While the rain has eased, rivers are continuing to drain a three-day deluge, swathes of farmland is still submerged and roads remain closed across the region.
The extent of the damage to the district is estimated by the mayor to be in the "tens of millions of dollars".
Late last night Ashburton remained cut off to the north and the south - with 19 roads either submerged or damaged beyond use - and about 20 stranded travellers were settling down in emergency accommodation at Hakatere Marae.
Waimate student Margaret Nichol was among them after getting caught out on her way back from Christchurch.
"I was every so desperate to get home. I was only two hours away, so I just kind of fell apart. I didn't know what to do - I've never been in this sort of situation."
She was hoping for a change in her luck this morning.
"I'm desperately hoping that the roads are open. I just want to go home and see my family and friends and I'm just wanting to sleep in my own bed," she said.
'Open arms for everyone'
For some, like the Hatfield family of seven from Gore, it was the second night in temporary accommodation.
Elaine Hatfield said she had been unable to find any spare rooms in motels around the town so she was grateful for what the marae was offering.
"The kai, heaps of it. And everything for my kids. They just didn't like sitting in the car any more, they started getting grumpy. Walking in here was great.
"They just had big open arms for everyone."
Authorities said a small number of homes in Hinds, south of Ashburton, were damaged.
As the water surges down from the high country, large swathes of farmland all over Canterbury remains submerged.
Animals have died but the number of stock losses is not yet clear.
Ashburton residents were warned the risk was not over, and were told to spend last night with overnight bags packed in case of an abrupt evacuation order.
Robin Jessep's house is metres from the heaving Ashburton River, which he said was raging to levels he had rarely seen in about 70 years.
"It's not really the water - it's the force behind the water, because it sort of drags everything with it. It starts ripping out trees and then they start piling up against the bridges," he said.
Four bridges around the district have been destroyed and at least 30 residents were evacuated yesterday with help from the Defence Force.
Three people had to be rescued - including two from the roof of a car.
Floodwaters have encroached into the Ashburton wastewater treatment plant, meaning some of it could be contaminated.
'Scary' on bridges
Methven stock truck driver Morris Fitzgerald was keen to stay home, after encountering "dangerous" scenes on the road yesterday morning.
"We were carting cows yesterday on the bridges on Thompson's Track and there were trees coming down ... just whirlwinding down. It was scary as on those bridges," he said.

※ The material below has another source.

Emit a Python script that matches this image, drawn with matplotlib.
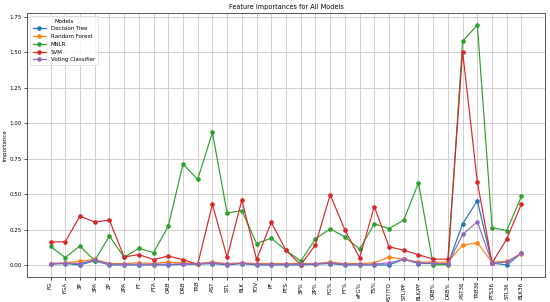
import matplotlib
matplotlib.use("Agg")
import matplotlib.pyplot as plt

features = ["FG", "FGA", "3P", "3PA", "2P", "2PA", "FT", "FTA", "ORB", "DRB",
            "TRB", "AST", "STL", "BLK", "TOV", "PF", "PTS", "3P%", "2P%", "FG%",
            "FT%", "eFG%", "TS%", "AST/TO", "STL/PF", "BLK/PF", "ORB%", "DRB%",
            "AST36", "TRB36", "PTS36", "STL36", "BLK36"]

decision_tree = [0.005, 0.01, 0.0, 0.03, 0.0, 0.0, 0.0, 0.0, 0.0, 0.005,
                 0.005, 0.01, 0.0, 0.01, 0.0, 0.0, 0.0, 0.0, 0.005, 0.01,
                 0.0, 0.0, 0.0, 0.0, 0.04, 0.01, 0.01, 0.005,
                 0.29, 0.454, 0.013, 0.0, 0.083]
random_forest = [0.01, 0.015, 0.025, 0.04, 0.01, 0.01, 0.015, 0.01, 0.02, 0.015,
                 0.01, 0.02, 0.01, 0.015, 0.01, 0.01, 0.01, 0.01, 0.01, 0.02,
                 0.01, 0.01, 0.015, 0.055, 0.04, 0.02, 0.02, 0.02,
                 0.14, 0.156, 0.02, 0.025, 0.08]
mnlr = [0.131, 0.052, 0.134, 0.03, 0.204, 0.054, 0.117, 0.087, 0.272, 0.712,
        0.604, 0.935, 0.366, 0.384, 0.151, 0.189, 0.102, 0.027, 0.184, 0.255,
        0.198, 0.111, 0.29, 0.257, 0.316, 0.58, 0.001, 0.001,
        1.58, 1.694, 0.262, 0.243, 0.485]
svm = [0.162, 0.164, 0.345, 0.303, 0.317, 0.056, 0.073, 0.038, 0.063, 0.037,
       0.004, 0.428, 0.053, 0.46, 0.039, 0.30, 0.104, 0.001, 0.142, 0.496,
       0.248, 0.05, 0.412, 0.128, 0.104, 0.072, 0.041, 0.041,
       1.506, 0.585, 0.013, 0.184, 0.431]
voting = [0.01, 0.012, 0.01, 0.035, 0.005, 0.005, 0.005, 0.005, 0.005, 0.008,
          0.008, 0.015, 0.005, 0.012, 0.005, 0.005, 0.005, 0.005, 0.008, 0.015,
          0.005, 0.005, 0.005, 0.015, 0.04, 0.015, 0.012, 0.008,
          0.215, 0.306, 0.013, 0.02, 0.083]

models = {
    "Decision Tree": decision_tree,
    "Random Forest": random_forest,
    "MNLR": mnlr,
    "SVM": svm,
    "Voting Classifier": voting,
}

fig, ax = plt.subplots(figsize=(5.5, 3.02), dpi=100)
fig.subplots_adjust(left=0.049, right=0.991, top=0.957, bottom=0.083)

for name, vals in models.items():
    ax.plot(features, vals, marker="o", markersize=2.3, linewidth=0.85, label=name)

ax.set_title("Feature Importances for All Models", fontsize=4.7, pad=3)
ax.set_ylabel("Importance", fontsize=4, labelpad=2)
ax.tick_params(axis="both", labelsize=4, length=2, width=0.5, pad=1.5)
ax.tick_params(axis="x", rotation=90)
ax.grid(True, linewidth=0.6, color="#c8c8c8")
for s in ax.spines.values():
    s.set_linewidth(0.7)
    s.set_color("#555555")
leg = ax.legend(title="Models", loc="upper left", fontsize=4, title_fontsize=4,
                markerscale=1.0, handlelength=2.5, borderpad=0.5, labelspacing=0.5)
leg.get_frame().set_linewidth(0.5)

fig.savefig("out.png", dpi=100)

"I thought, the sooner we get this job done, the better."
Ashburton Volunteer fire brigade chief Alan Burgess said crews from around the district were on standby, as were the Defence Force and other emergency services.
He said they would be reassessing the situation this afternoon.
"We've had 24 [hours] and think we need to sit this out in our current environment for at least another 24 hours and just see what other water comes into town - whether its from the foothills or if we get any other rain patterns that are going to accentuate the problem."
He said the local volunteer firefighters were used to heavy rain events that cause surface flooding around urban Ashburton.
"But this time, this hasn't happened. The water's been dumped in the foothills and come down to us. So it's quite a different animal to what we're used to."
For now residents are asked to keep off the roads, stay out of the floodwaters and look after their neighbours.